If it seems like we've seen this scenario play out before, that's because it has. After first baseman Adam LaRoche retired late in spring training upon being told he could no longer bring his son into the clubhouse, Sale accused White Sox executive Kenny Williams of lying to the team, saying ""Somebody walked out of those doors the other day and it was the wrong guy."
With that controversy still lingering, the White Sox raced to a 23-10 start, and they hope this current post-controversy upturn can stretch as long as that one did.
"Seems like every time we have a little bit of a stir, things go right," Eaton said. "Beginning of the season went really well for us. This little stir, it's been a positive thing. When he comes back, I'm sure he won't miss any step in his hop. I'm sure he'll be just fine."
After attributing the White Sox's resilience to the presence of a few well-placed veterans on the roster, manager Robin Ventura said he's not expecting any resentment toward Sale from his teammates.
"Players always have their teammates' back," Ventura said. "It's no different in our clubhouse. I think it's going to be fairly normal. He's going to be prepared to pitch. Our guys are going to be prepared to play."
Here's the main thing about Sale: He's really, really good. Sale has finished in the top six in AL Cy Young voting in each of the last four seasons and is a leading contender for the award this season. Since the beginning of the 2012 season, Sale ranks third among all pitchers in strikeouts, and seventh in both wins and ERA.
"Here is what I know about Chris: Chris is a good kid, who has a good heart, who does a lot of things nobody sees," pitching coach Don Cooper said. "Certainly on top of all of it, he's a quality pitcher, a high-level pitcher.

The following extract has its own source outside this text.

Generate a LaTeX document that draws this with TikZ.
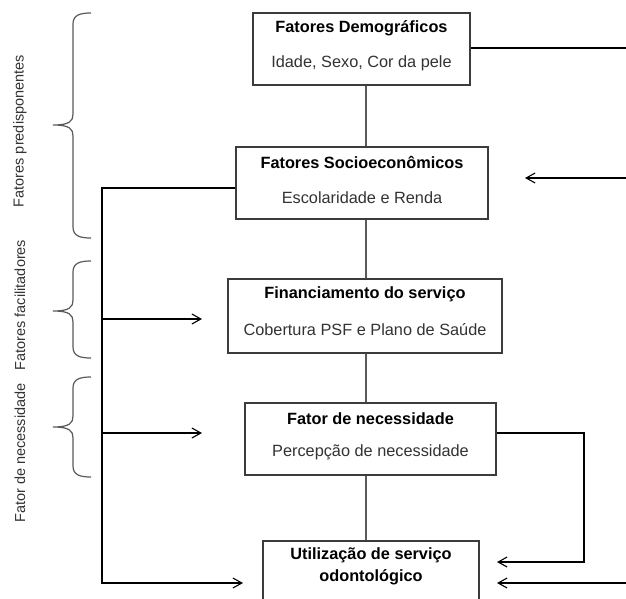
\documentclass[tikz,border=0pt]{standalone}
\usepackage{fontspec}
\setmainfont{Liberation Sans}
\usetikzlibrary{arrows.meta,calc}
\definecolor{boxline}{HTML}{3C3C3C}
\definecolor{conn}{HTML}{5A5A5A}
\definecolor{subtxt}{HTML}{333333}
\begin{document}
\begin{tikzpicture}[x=1pt,y=-1pt,
  boxnode/.style={draw=boxline, line width=1.3pt, rectangle, inner sep=0pt},
  titletext/.style={font=\fontsize{16.3}{19}\selectfont\bfseries, text=black, inner sep=0pt},
  subtext/.style={font=\fontsize{16.3}{19}\selectfont, text=subtxt, inner sep=0pt},
  sidetext/.style={font=\fontsize{14.5}{17}\selectfont, text=subtxt, rotate=90, inner sep=0pt},
  link/.style={draw=conn, line width=1.2pt},
  plainline/.style={draw=black, line width=1.1pt, line join=miter},
  arrowline/.style={draw=black, line width=1.1pt, line join=miter, -{Straight Barb[length=9pt,width=10pt,line width=1.1pt]}},
  bracestyle/.style={draw=conn, line width=1.2pt}]
\useasboundingbox (0,0) rectangle (626,599);
\fill[white] (0,0) rectangle (626,599);
\clip (0,0) rectangle (626,599);

% boxes
\node[boxnode, minimum width=217pt, minimum height=72pt] (b1) at (361.5,49) {};
\node[boxnode, minimum width=252pt, minimum height=72pt] (b2) at (362,183) {};
\node[boxnode, minimum width=274pt, minimum height=74pt] (b3) at (365,316) {};
\node[boxnode, minimum width=251pt, minimum height=72pt] (b4) at (370.5,439) {};
\node[boxnode, minimum width=216pt, minimum height=80pt] (b5) at (371,581) {};

% texts
\node[titletext] (t1) at ($(b1.north)+(0,16)$) {Fatores Demográficos};
\node[subtext] (s1) at ($(b1.north)+(0,51)$) {Idade, Sexo, Cor da pele};
\node[titletext] (t2) at ($(b2.north)+(0,16)$) {Fatores Socioeconômicos};
\node[subtext] (s2) at ($(b2.north)+(0,51)$) {Escolaridade e Renda};
\node[titletext] (t3) at ($(b3.north)+(0,16)$) {Financiamento do serviço};
\node[subtext] (s3) at ($(b3.north)+(0,51)$) {Cobertura PSF e Plano de Saúde};
\node[titletext] (t4) at ($(b4.north)+(0,16)$) {Fator de necessidade};
\node[subtext] (s4) at ($(b4.north)+(0,50)$) {Percepção de necessidade};
\node[titletext] (t5a) at ($(b5.north)+(0,15)$) {Utilização de serviço};
\node[titletext] (t5b) at ($(b5.north)+(0,37)$) {odontológico};

% side labels
\node[sidetext] (l1) at (20,131) {Fatores predisponentes};
\node[sidetext] (l2) at (20,305) {Fatores facilitadores};
\node[sidetext] (l3) at (20,453) {Fator de necessidade};

% braces
\draw[bracestyle] (91,13) .. controls (80,13) and (73,15) .. (73,24) -- (73,114) .. controls (73,121) and (70,125) .. (53,125) .. controls (70,125) and (73,129) .. (73,136) -- (73,227) .. controls (73,236) and (80,238) .. (91,238);
\draw[bracestyle] (91,261) .. controls (80,261) and (73,263) .. (73,272) -- (73,300) .. controls (73,307) and (70,311) .. (53,311) .. controls (70,311) and (73,315) .. (73,322) -- (73,347) .. controls (73,356) and (80,358) .. (91,358);
\draw[bracestyle] (91,377) .. controls (80,377) and (73,379) .. (73,388) -- (73,416) .. controls (73,423) and (70,427) .. (53,427) .. controls (70,427) and (73,431) .. (73,438) -- (73,466) .. controls (73,475) and (80,477) .. (91,477);

% vertical links
\coordinate (spine) at (366,0);
\draw[link] (b1.south -| spine) -- (b2.north -| spine);
\draw[link] (b2.south -| spine) -- (b3.north -| spine);
\draw[link] (b3.south -| spine) -- (b4.north -| spine);
\draw[link] (b4.south -| spine) -- (b5.north -| spine);

% right side
\coordinate (edge) at (626,0);
\draw[plainline] (b1.east |- 0,48) -- (edge |- 0,48);
\coordinate (sIn) at (626,178);
\coordinate (sTip) at (525,178);
\draw[arrowline] (sIn) -- (sTip);
\coordinate (rTop) at (584,433);
\coordinate (rBot) at (584,562);
\coordinate (rTip) at (497,562);
\draw[arrowline] (b4.east |- rTop) -- (rTop) -- (rBot) -- (rTip);
\coordinate (bIn) at (626,583);
\coordinate (bTip) at (497,583);
\draw[arrowline] (bIn) -- (bTip);

% left side
\coordinate (lTop) at (102,188);
\coordinate (lBot) at (102,583);
\coordinate (lTip) at (243,583);
\draw[arrowline] (b2.west |- lTop) -- (lTop) -- (lBot) -- (lTip);
\coordinate (a3s) at (102,319);
\coordinate (a3e) at (202,319);
\draw[arrowline] (a3s) -- (a3e);
\coordinate (a4s) at (102,433);
\coordinate (a4e) at (202,433);
\draw[arrowline] (a4s) -- (a4e);
\end{tikzpicture}
\end{document}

"Robin (Ventura) said he was one of the best in the league (but) I'll take it a step further. I think he's in the top 10 on the face of the Earth."
Despite what appeared to be an act of utter petulance, Sale seems to remain high in the esteem of his teammates. He's the ace, and that title extends all the way from the mound, to the clubhouse, and beyond.
"He's our teammate," Eaton said. "He's our guy. (Despite) all the things that are swirling around about his character and who he is as a player, he's my brother. I enjoy every second with him on the field and off the field.
"He can't be a better person. With that, I'll be excited to see him. I"m sure he'll be in the same form he has been the entire year. He'll go out there and produce, and be Chris Sale."